In the study, 80 bilingual Hispanic/Latino participants visited the lab to participate in separate English and Spanish testing sessions. During both sessions, they received painful heat to their inner forearm. The primary difference between the two experimental visits was the language being spoken (English or Spanish), while the painful procedure did not change. Participants provided subjective ratings of their pain, and their physiological responses (i.e. their heart rate and sweatiness of the palms) were also monitored. 

The study was inspired by research in the field of “linguistic relativity,” which has shown differences between English and Spanish speakers in cognitive processes like memory for specific events or categorization of objects. These cognitive differences are also seen among bilingual people when they switch between English and Spanish contexts.

“All of our participants identified as bicultural,” explained Morgan Gianola, lead researcher on the study. “After each experimental session, we had them fill out surveys about things like how often they use each language [English and Spanish] and how strongly they relate to and identify with both the Hispanic and U.S.-American sides of their cultural identity. The interesting thing we found was, rather than participants always showing higher pain ratings in Spanish, for example, they tended to report more intense pain and show larger physiological responses to pain when they spoke the language of their stronger cultural identity.” 

According to the study findings, “participants who engaged more with the Hispanic culture showed higher pain when speaking Spanish, while more U.S.-American identified participants reported higher pain in English. People who were fairly balanced in their engagement with U.S.-American and Hispanic culture had pain outcomes that didn’t differ much across languages. The study also suggests that bodily responses to the pain played a larger role in determining pain ratings among more Hispanic oriented bilingual participants.”

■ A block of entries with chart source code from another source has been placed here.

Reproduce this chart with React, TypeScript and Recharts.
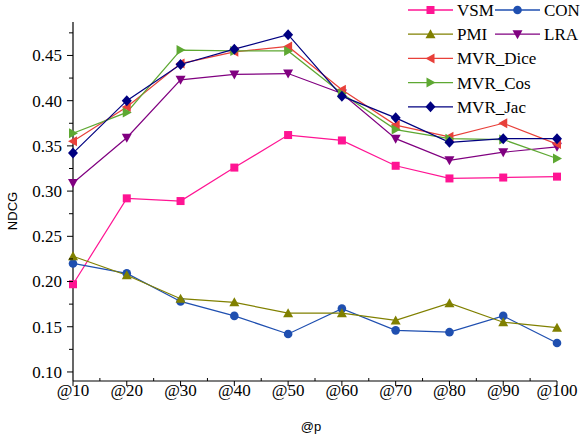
import { LineChart, Line, XAxis, YAxis } from "recharts";

const pValues = [10, 20, 30, 40, 50, 60, 70, 80, 90, 100];
const xTicks = [10, 15, 20, 25, 30, 35, 40, 45, 50, 55, 60, 65, 70, 75, 80, 85, 90, 95, 100];
const yTicks = [0.1, 0.125, 0.15, 0.175, 0.2, 0.225, 0.25, 0.275, 0.3, 0.325, 0.35, 0.375, 0.4, 0.425, 0.45, 0.475];

const vsm = [0.197, 0.292, 0.289, 0.326, 0.362, 0.356, 0.328, 0.314, 0.315, 0.316];
const con = [0.22, 0.209, 0.178, 0.162, 0.142, 0.17, 0.146, 0.144, 0.162, 0.132];
const pmi = [0.228, 0.207, 0.181, 0.177, 0.165, 0.165, 0.157, 0.176, 0.155, 0.149];
const lra = [0.309, 0.359, 0.423, 0.429, 0.43, 0.408, 0.358, 0.334, 0.343, 0.349];
const mvrDice = [0.355, 0.393, 0.441, 0.454, 0.46, 0.412, 0.373, 0.36, 0.375, 0.352];
const mvrCos = [0.364, 0.387, 0.456, 0.455, 0.455, 0.408, 0.368, 0.358, 0.357, 0.336];
const mvrJac = [0.342, 0.4, 0.44, 0.457, 0.473, 0.405, 0.381, 0.354, 0.358, 0.358];

type Shape = "square" | "circle" | "up" | "down" | "left" | "right" | "diamond";

const series: { key: string; name: string; values: number[]; color: string; shape: Shape }[] = [
  { key: "vsm", name: "VSM", values: vsm, color: "#ff1493", shape: "square" },
  { key: "con", name: "CON", values: con, color: "#1f4fb0", shape: "circle" },
  { key: "pmi", name: "PMI", values: pmi, color: "#808000", shape: "up" },
  { key: "lra", name: "LRA", values: lra, color: "#800080", shape: "down" },
  { key: "dice", name: "MVR_Dice", values: mvrDice, color: "#e8403a", shape: "left" },
  { key: "cos", name: "MVR_Cos", values: mvrCos, color: "#5ea832", shape: "right" },
  { key: "jac", name: "MVR_Jac", values: mvrJac, color: "#000080", shape: "diamond" },
];

const data = pValues.map((p, i) => {
  const row: Record<string, number> = { p };
  series.forEach((s) => {
    row[s.key] = s.values[i];
  });
  return row;
});

function Marker({ shape, cx, cy, color }: { shape: Shape; cx: number; cy: number; color: string }) {
  switch (shape) {
    case "square":
      return <rect x={cx - 4} y={cy - 4} width={8} height={8} fill={color} />;
    case "circle":
      return <circle cx={cx} cy={cy} r={4.3} fill={color} />;
    case "up":
      return <polygon points={`${cx},${cy - 5} ${cx + 5},${cy + 4} ${cx - 5},${cy + 4}`} fill={color} />;
    case "down":
      return <polygon points={`${cx - 5},${cy - 4} ${cx + 5},${cy - 4} ${cx},${cy + 5}`} fill={color} />;
    case "left":
      return <polygon points={`${cx - 5},${cy} ${cx + 4},${cy - 5} ${cx + 4},${cy + 5}`} fill={color} />;
    case "right":
      return <polygon points={`${cx + 5},${cy} ${cx - 4},${cy - 5} ${cx - 4},${cy + 5}`} fill={color} />;
    default:
      return <polygon points={`${cx},${cy - 5.5} ${cx + 5},${cy} ${cx},${cy + 5.5} ${cx - 5},${cy}`} fill={color} />;
  }
}

const serif = "'Liberation Serif', 'Times New Roman', serif";
const sans = "'Liberation Sans', Arial, sans-serif";

const YTick = (props: any) => {
  const { x, y, payload, index } = props;
  const major = index % 2 === 0;
  return (
    <g>
      <line x1={x} x2={x - (major ? 6 : 4)} y1={y} y2={y} stroke="#000" strokeWidth={1} />
      {major && (
        <text x={x - 11} y={y} dy="0.35em" textAnchor="end" fontSize={17} fontFamily={serif} fill="#000">
          {payload.value.toFixed(2)}
        </text>
      )}
    </g>
  );
};

const XTick = (props: any) => {
  const { x, y, payload, index } = props;
  const major = index % 2 === 0;
  return (
    <g>
      {major ? (
        <line x1={x} x2={x} y1={y} y2={y + 5} stroke="#000" strokeWidth={1} />
      ) : (
        <line x1={x} x2={x} y1={y} y2={y - 3} stroke="#000" strokeWidth={1} />
      )}
      {major && (
        <text x={x} y={y + 15} textAnchor="middle" fontSize={17} fontFamily={serif} fill="#000">
          {"@" + payload.value}
        </text>
      )}
    </g>
  );
};

// axis titles: fixed spots, props from recharts are ignored
const XTitle = () => (
  <text x={311} y={431} textAnchor="middle" fontSize={13} fontFamily={sans} fill="#000">
    @p
  </text>
);

const YTitle = () => (
  <text x={17} y={211} transform="rotate(-90 17 211)" textAnchor="middle" fontSize={13} fontFamily={sans} fill="#000">
    NDCG
  </text>
);

const legendRows: { name: string; col: number; row: number }[] = [
  { name: "VSM", col: 0, row: 0 },
  { name: "CON", col: 1, row: 0 },
  { name: "PMI", col: 0, row: 1 },
  { name: "LRA", col: 1, row: 1 },
  { name: "MVR_Dice", col: 0, row: 2 },
  { name: "MVR_Cos", col: 0, row: 3 },
  { name: "MVR_Jac", col: 0, row: 4 },
];

function ChartLegend() {
  return (
    <svg width={190} height={120} style={{ position: "absolute", left: 390, top: 0, overflow: "visible" }}>
      {legendRows.map((r) => {
        const s = series.find((q) => q.name === r.name)!;
        const x0 = r.col === 0 ? 18 : 105;
        const y = 10 + r.row * 24.2;
        return (
          <g key={r.name}>
            <line x1={x0} x2={x0 + 45} y1={y} y2={y} stroke={s.color} strokeWidth={1.3} />
            <Marker shape={s.shape} cx={x0 + 22.5} cy={y} color={s.color} />
            <text x={x0 + 49} y={y} dy="0.35em" fontSize={17} fontFamily={serif} fill="#000">
              {r.name}
            </text>
          </g>
        );
      })}
    </svg>
  );
}

export default function App() {
  return (
    <div style={{ position: "absolute", left: 0, top: 0, width: 580, height: 439, background: "#fff" }}>
      <LineChart width={580} height={439} data={data} margin={{ top: 22, right: 23, left: 0, bottom: 0 }}>
        <XAxis
          dataKey="p"
          type="number"
          domain={[10, 100]}
          ticks={xTicks}
          interval={0}
          height={58}
          tickSize={0}
          tickMargin={0}
          tickLine={false}
          axisLine={{ stroke: "#000", strokeWidth: 1.2 }}
          tick={<XTick />}
          label={<XTitle />}
        />
        <YAxis
          type="number"
          domain={[0.09, 0.487]}
          ticks={yTicks}
          interval={0}
          width={73}
          tickSize={0}
          tickMargin={0}
          tickLine={false}
          axisLine={{ stroke: "#000", strokeWidth: 1.2 }}
          tick={<YTick />}
          label={<YTitle />}
        />
        {series.map((s) => (
          <Line
            key={s.key}
            dataKey={s.key}
            name={s.name}
            stroke={s.color}
            strokeWidth={1.2}
            isAnimationActive={false}
            dot={(props: any) => (
              <Marker key={`${s.key}-${props.index}`} shape={s.shape} cx={props.cx} cy={props.cy} color={s.color} />
            )}
            activeDot={false}
          />
        ))}
      </LineChart>
      <ChartLegend />
    </div>
  );
}
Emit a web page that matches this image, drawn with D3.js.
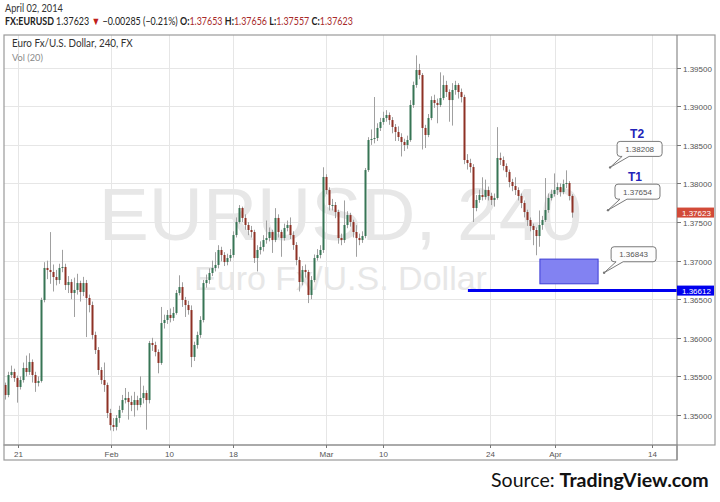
<!DOCTYPE html>
<html><head><meta charset="utf-8">
<script src="https://cdn.jsdelivr.net/npm/d3@7"></script>
<style>body{margin:0;background:#fff}svg{display:block}</style>
</head><body><svg id="c" width="720" height="502"></svg>
<script>
// ---- data (4h-style bars) ----
const firstOpen = 1.35389;
const closes = [1.35259,1.35518,1.35557,1.35479,1.35363,1.35453,1.35609,1.35557,1.35687,1.35518,
1.35415,1.35441,1.36490,1.36905,1.36879,1.36853,1.36788,1.36749,1.36905,1.36918,
1.36684,1.36723,1.36581,1.36620,1.36710,1.36594,1.36710,1.36516,1.36425,1.36037,
1.35842,1.35583,1.35453,1.35389,1.35026,1.34870,1.34845,1.34961,1.35065,1.35194,
1.35220,1.35168,1.35130,1.35194,1.35130,1.35220,1.35285,1.35194,1.35933,1.35907,
1.35816,1.35674,1.36192,1.36231,1.36296,1.36257,1.36322,1.36581,1.36658,1.36490,
1.36425,1.36360,1.35752,1.35907,1.36037,1.36231,1.36710,1.36749,1.36840,1.36905,
1.36944,1.37138,1.37073,1.36982,1.37034,1.37073,1.37332,1.37501,1.37682,1.37553,
1.37462,1.37397,1.37371,1.37034,1.37138,1.37177,1.37267,1.37293,1.37371,1.37267,
1.37553,1.37371,1.37293,1.37423,1.37462,1.37332,1.37203,1.37008,1.36723,1.36879,
1.36853,1.36555,1.36749,1.37034,1.37073,1.37138,1.38084,1.37915,1.37721,1.37721,
1.37630,1.37293,1.37267,1.37462,1.37591,1.37501,1.37371,1.37293,1.37267,1.37319,
1.38174,1.38563,1.38576,1.38589,1.38719,1.38796,1.38848,1.38887,1.38822,1.38732,
1.38667,1.38602,1.38537,1.38498,1.38563,1.39017,1.39276,1.39470,1.39405,1.38719,
1.38628,1.38848,1.39081,1.39043,1.39017,1.39107,1.39276,1.39185,1.39081,1.39211,
1.39276,1.39185,1.39120,1.38304,1.38265,1.38213,1.37682,1.37786,1.37851,1.37825,
1.37915,1.37838,1.37786,1.37812,1.38330,1.38304,1.38226,1.38149,1.38019,1.37967,
1.37915,1.37838,1.37747,1.37630,1.37527,1.37449,1.37397,1.37319,1.37462,1.37527,
1.37656,1.37812,1.37864,1.37915,1.37954,1.37889,1.37993,1.38006,1.37838,1.37623];
const highs = [1.35420,1.35560,1.35640,1.35600,1.35510,1.35500,1.35680,1.35770,1.35800,1.35720,
1.35560,1.35500,1.36520,1.36980,1.37000,1.37370,1.36950,1.36880,1.36960,1.37140,
1.36960,1.36800,1.36760,1.36780,1.36830,1.36740,1.36790,1.36750,1.36560,1.36470,
1.36080,1.35880,1.35620,1.35680,1.35420,1.35080,1.34960,1.35000,1.35120,1.35260,
1.35350,1.35300,1.35250,1.35300,1.35250,1.35500,1.35380,1.35320,1.35960,1.36000,
1.35950,1.35850,1.36400,1.36300,1.36360,1.36380,1.36400,1.36620,1.36810,1.36720,
1.36530,1.36480,1.36420,1.35950,1.36080,1.36280,1.36750,1.36820,1.36900,1.37000,
1.37110,1.37200,1.37180,1.37110,1.37090,1.37150,1.37380,1.37560,1.37720,1.37700,
1.37600,1.37500,1.37450,1.37400,1.37200,1.37250,1.37330,1.37520,1.37430,1.37400,
1.37680,1.37600,1.37400,1.37480,1.37520,1.37560,1.37380,1.37240,1.37050,1.36930,
1.36950,1.36880,1.36800,1.37080,1.37150,1.37200,1.38210,1.38120,1.37950,1.37800,
1.37760,1.37660,1.37350,1.37780,1.37640,1.37620,1.37530,1.37460,1.37350,1.37380,
1.38200,1.38600,1.38700,1.39120,1.38780,1.38850,1.38930,1.38950,1.38920,1.38860,
1.38770,1.38740,1.38650,1.38580,1.38620,1.39080,1.39320,1.39660,1.39550,1.39430,
1.38760,1.38900,1.39130,1.39150,1.39100,1.39440,1.39400,1.39330,1.39220,1.39300,
1.39330,1.39300,1.39230,1.39150,1.38380,1.38320,1.38250,1.37850,1.37920,1.38080,
1.38050,1.37960,1.37880,1.37870,1.38730,1.38400,1.38350,1.38260,1.38180,1.38060,
1.38080,1.37950,1.37870,1.37780,1.37660,1.37560,1.37480,1.37430,1.37650,1.37580,
1.38070,1.37870,1.37920,1.38130,1.38010,1.38000,1.38050,1.38170,1.38030,1.37860];
const lows = [1.35200,1.35230,1.35480,1.35430,1.35160,1.35330,1.35420,1.35500,1.35520,1.35420,
1.35300,1.35370,1.35420,1.36460,1.36760,1.36700,1.36600,1.36680,1.36700,1.36850,
1.36620,1.36580,1.36500,1.36270,1.36560,1.36470,1.36540,1.36010,1.36330,1.35980,
1.35790,1.35520,1.35400,1.35300,1.34960,1.34800,1.34790,1.34800,1.34900,1.35030,
1.35150,1.34940,1.35050,1.34980,1.35060,1.35100,1.35150,1.34810,1.35150,1.35830,
1.35760,1.35540,1.35650,1.36120,1.36180,1.36200,1.36220,1.36300,1.36550,1.36400,
1.36270,1.36300,1.35620,1.35700,1.35860,1.36000,1.36200,1.36650,1.36700,1.36800,
1.36860,1.36900,1.36990,1.36930,1.36940,1.36990,1.37040,1.37300,1.37480,1.37500,
1.37400,1.37330,1.37300,1.36970,1.36860,1.37080,1.37120,1.37220,1.37250,1.37100,
1.37240,1.37300,1.37050,1.37260,1.37380,1.37280,1.37140,1.36940,1.36600,1.36680,
1.36780,1.36450,1.36500,1.36720,1.37000,1.37030,1.37100,1.37860,1.37650,1.37650,
1.37550,1.37220,1.37200,1.37230,1.37420,1.37440,1.37300,1.37050,1.37200,1.37230,
1.37290,1.38150,1.38500,1.38520,1.38550,1.38680,1.38760,1.38800,1.38760,1.38650,
1.38550,1.38550,1.38350,1.38420,1.38450,1.38540,1.38980,1.39240,1.39350,1.38440,
1.38460,1.38600,1.38820,1.38980,1.38780,1.38990,1.39080,1.39120,1.38800,1.38750,
1.39150,1.39100,1.39050,1.38250,1.38180,1.38140,1.37500,1.37640,1.37750,1.37780,
1.37790,1.37780,1.37720,1.37700,1.37790,1.38240,1.38170,1.38080,1.37950,1.37900,
1.37850,1.37780,1.37680,1.37560,1.37450,1.37380,1.37200,1.37070,1.37180,1.37400,
1.37500,1.37620,1.37780,1.37830,1.37850,1.37830,1.37860,1.37940,1.37780,1.37557];

const xTickLabels = ["21","Feb","10","18","Mar","10","24","Apr","14"];
const xTickBars = [4.43, 35.33, 54.67, 76, 107, 126, 161.67, 183.33, 215.67];
const yTickValues = [1.350,1.355,1.360,1.365,1.370,1.375,1.380,1.385,1.390,1.395];
const yTickLabels = ["1.35000","1.35500","1.36000","1.36500","1.37000","1.37500","1.38000","1.38500","1.39000","1.39500"];
const lastPrice = 1.37623, lastPriceLabel = "1.37623";
const supportPrice = 1.36612, supportLabel = "1.36612", supportStartBar = 154.3;
const zoneBars = [178.3, 197.7];
const zonePrices = [1.3702, 1.3670];
const calloutNames = ["T2","T1",""];
const calloutValues = [1.38208, 1.37654, 1.36843];
const calloutLabels = ["1.38208","1.37654","1.36843"];
const calloutBars = [201.7, 201.0, 199.7];

// ---- setup ----
const svg = d3.select("#c");
const L = 4, R = 677, T = 35, B = 445;
const xs = d3.scaleLinear().domain([-0.33, 224]).range([L, R]);
const ys = d3.scaleLinear().domain([1.35, 1.395]).range([415, 67.7]);
const bars = closes.map((c,i)=>({i, o: i===0?firstOpen:closes[i-1], c, h: highs[i], l: lows[i]}));

svg.append("rect").attr("width",720).attr("height",502).attr("fill","#fff");

function fitX(sel, x, target){
  const w = sel.node().getComputedTextLength();
  const s = target / w;
  sel.attr("transform", `translate(${x},0) scale(${s},1) translate(${-x},0)`);
}
const hf = "Lato, 'Open Sans', sans-serif";

// header
const t1 = svg.append("text").attr("x",5).attr("y",12).attr("font-family",hf).attr("font-size",11).attr("fill","#333").text("April 02, 2014");
fitX(t1,5,58);
const t2 = svg.append("text").attr("x",5).attr("y",25).attr("font-family",hf).attr("font-size",11).attr("fill","#222");
const red = "#a82a2a";
[["FX:EURUSD ",true,"#222"],["1.37623 ",false,"#222"],["\u25BC",false,"#c0201a"],[" \u22120.00285 (\u22120.21%) ",false,"#222"],
 ["O:",true,"#222"],["1.37653 ",false,red],["H:",true,"#222"],["1.37656 ",false,red],["L:",true,"#222"],["1.37557 ",false,red],["C:",true,"#222"],["1.37623",false,red]]
 .forEach(([s,b,col])=>t2.append("tspan").attr("font-weight",b?"bold":"normal").attr("fill",col).text(s));
fitX(t2,5,348);

// grid
const g = svg.append("g");
g.selectAll(".hg").data(yTickValues).join("line")
  .attr("x1",L).attr("x2",R).attr("y1",d=>Math.round(ys(d))+0.5).attr("y2",d=>Math.round(ys(d))+0.5)
  .attr("stroke","#e6e6e6");
g.selectAll(".vg").data(xTickBars).join("line")
  .attr("y1",T).attr("y2",B).attr("x1",d=>Math.round(xs(d))+0.5).attr("x2",d=>Math.round(xs(d))+0.5)
  .attr("stroke","#e6e6e6");

// watermark
const cx = (L+R)/2;
svg.append("text").attr("x",cx).attr("y",240).attr("text-anchor","middle")
  .attr("font-family","'Liberation Sans', Arial, sans-serif").attr("font-size",75).attr("fill","#e7e7e7").text("EURUSD, 240");
svg.append("text").attr("x",cx).attr("y",290).attr("text-anchor","middle")
  .attr("font-family","'Liberation Sans', Arial, sans-serif").attr("font-size",34).attr("fill","#e7e7e7").text("Euro Fx/U.S. Dollar");

// title
svg.append("text").attr("x",12).attr("y",47).attr("font-family",hf).attr("font-size",10.5).attr("fill","#333").text("Euro Fx/U.S. Dollar, 240, FX")
  .call(s=>fitX(s,12,121));
svg.append("text").attr("x",12).attr("y",61).attr("font-family",hf).attr("font-size",10).attr("fill","#8a8a8a").text("Vol (20)")
  .call(s=>fitX(s,12,31));

// candles
svg.append("clipPath").attr("id","pc").append("rect").attr("x",L).attr("y",T).attr("width",R-L).attr("height",B-T);
const cg = svg.append("g").attr("clip-path","url(#pc)");
cg.selectAll(".wk").data(bars).join("line")
  .attr("x1",d=>Math.round(xs(d.i))+0.5).attr("x2",d=>Math.round(xs(d.i))+0.5)
  .attr("y1",d=>ys(d.h)).attr("y2",d=>ys(d.l)).attr("stroke","#a0a0a0").attr("stroke-width",1);
cg.selectAll(".bd").data(bars).join("rect")
  .attr("x",d=>Math.round(xs(d.i))-0.5).attr("width",2)
  .attr("y",d=>ys(Math.max(d.o,d.c)))
  .attr("height",d=>Math.max(1, ys(Math.min(d.o,d.c))-ys(Math.max(d.o,d.c))))
  .attr("fill",d=>d.c>=d.o?"#377555":"#8e3125");

// zone box
svg.append("rect").attr("x",xs(zoneBars[0])).attr("width",xs(zoneBars[1])-xs(zoneBars[0]))
  .attr("y",ys(zonePrices[0])).attr("height",ys(zonePrices[1])-ys(zonePrices[0]))
  .attr("fill","#8282f2").attr("stroke","#3c3cd6").attr("stroke-width",1);

// support line
svg.append("line").attr("x1",xs(supportStartBar)).attr("x2",R).attr("y1",ys(supportPrice)).attr("y2",ys(supportPrice))
  .attr("stroke","#0000f0").attr("stroke-width",3);

// callouts
calloutValues.forEach((v,i)=>{
  const ax = xs(calloutBars[i]), ay = ys(v);
  const l = ax+7, t = ay-26, w = 45, h = 15, r = 3, b = t+h;
  const p = `M${l+r},${t} H${l+w-r} Q${l+w},${t} ${l+w},${t+r} V${b-r} Q${l+w},${b} ${l+w-r},${b} H${l+12} L${ax},${ay} L${l+5},${b} H${l+r} Q${l},${b} ${l},${b-r} V${t+r} Q${l},${t} ${l+r},${t} Z`;
  svg.append("path").attr("d",p).attr("fill","#fdfdfd").attr("stroke","#7a7a7a").attr("stroke-width",1);
  svg.append("circle").attr("cx",ax).attr("cy",ay).attr("r",1.2).attr("fill","#777");
  svg.append("text").attr("x",l+w/2).attr("y",t+10.5).attr("text-anchor","middle")
    .attr("font-family","'Liberation Sans', Arial, sans-serif").attr("font-size",8).attr("fill","#555").text(calloutLabels[i]);
  if (calloutNames[i]) svg.append("text").attr("x",l+20).attr("y",t-3.5).attr("text-anchor","middle")
    .attr("font-family","'Liberation Sans', Arial, sans-serif").attr("font-weight","bold").attr("font-size",12).attr("fill","#2323b8").text(calloutNames[i]);
});

// frame
svg.append("rect").attr("x",L).attr("y",T).attr("width",715-L).attr("height",B-T).attr("fill","none").attr("stroke","#9a9a9a").attr("stroke-width",1.2);
svg.append("rect").attr("x",L).attr("y",B).attr("width",R-L).attr("height",15).attr("fill","none").attr("stroke","#9a9a9a").attr("stroke-width",1.2);
svg.append("line").attr("x1",R).attr("x2",R).attr("y1",T).attr("y2",B+15).attr("stroke","#8a8a8a").attr("stroke-width",1.2);

// y axis
const af = "'Liberation Sans', Arial, sans-serif";
yTickValues.forEach((v,i)=>{
  const y = Math.round(ys(v))+0.5;
  svg.append("line").attr("x1",R).attr("x2",R+4).attr("y1",y).attr("y2",y).attr("stroke","#777");
  svg.append("text").attr("x",R+6).attr("y",y+3).attr("font-family",af).attr("font-size",8).attr("fill","#555").text(yTickLabels[i]);
});
// x axis
xTickBars.forEach((b,i)=>{
  const x = Math.round(xs(b))+0.5;
  svg.append("line").attr("x1",x).attr("x2",x).attr("y1",B).attr("y2",B+3).attr("stroke","#777");
  svg.append("text").attr("x",x).attr("y",B+12).attr("text-anchor","middle").attr("font-family",af).attr("font-size",8).attr("fill","#555").text(xTickLabels[i]);
});

// price labels
function priceTag(p, label, col){
  const y = ys(p);
  svg.append("rect").attr("x",R).attr("y",y-5).attr("width",37).attr("height",10).attr("fill",col);
  svg.append("text").attr("x",R+5).attr("y",y+3).attr("font-family",af).attr("font-size",8).attr("fill","#fff").text(label);
}
priceTag(lastPrice, lastPriceLabel, "#d24a38");
priceTag(supportPrice, supportLabel, "#0000ee");

// source
const st = svg.append("text").attr("x",491).attr("y",487).attr("font-family",hf).attr("font-size",19).attr("fill","#111");
st.append("tspan").text("Source: ");
st.append("tspan").attr("font-weight","bold").text("TradingView.com");
fitX(st,491,218);
</script></body></html>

“This study highlights, first, that Hispanic/Latino communities are not monolithic, and that the factors affecting bilinguals’ psychological and physiological responses to pain can differ across individuals,” said Gianola. “We also see that language can influence such a seemingly basic perception as pain, but that the cultural associations people carry with them may dictate to what extent the language context makes a difference.”

Moving forward, the researchers are developing new experiments to further address the role language plays in influencing cognition and perception among bilingual speakers. As part of a dissertation project, Gianola plans to investigate the brain processes that contribute to the effects found in this most recent study.

The study, “Effects of Language Context and Cultural Identity on the Pain Experience of Spanish-English Bilinguals,” is published in the journal Affective Science and will appear as part of the journal’s special issue on “Language and Affect.”